I went ahead and painted all the affected areas to help prevent rot and insects while the weather warms up. It would be a miracle if the affected branches survive for the Spring season.
Gone are the days of a free-range tree
So, how would I protect the trees in the future? Since the affects of winter are generally unpredictable, I’d say that a way to protect the trees from future onslaughts from rabbits is to wrap the base of the tree with foil up to about 2-3 feet off the ground. I’m sure that other materials could be used such as burlap encased in plastic or simply surround the tree with Poultry Netting Mesh (Paid Link) with a 2 foot radius that is at least 2-3 ft high. The wire is fastened together with Fence Posts (Paid Link). Rabbits can stand pretty tall when they get up on those hind legs.
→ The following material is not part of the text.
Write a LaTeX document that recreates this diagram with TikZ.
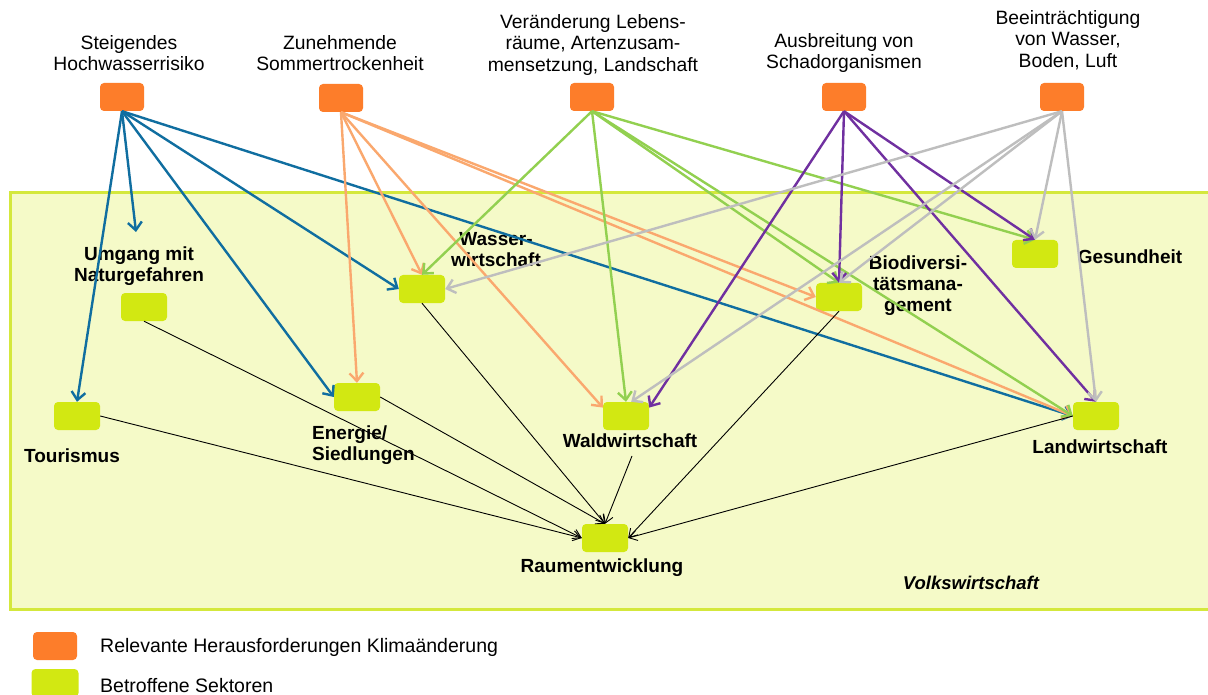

After installing this chicken wire fencing, this problem never reproduced itself. Since then, this fencing material has been set in place because it also keeps the landscapers from whacking the tree with their weed whackers.
Life Emerges From Death
This tree was so badly damaged from the rabbits, that it didn’t survive. When the tree died, I cut down the trunk to a couple of inches from the ground and left the fencing in place with weeds growing where the tree was. Two years later, a fig tree began to grow from the original root system. Let this be a lesson learned that when a fig tree appears to be dead, the root system might be very much alive.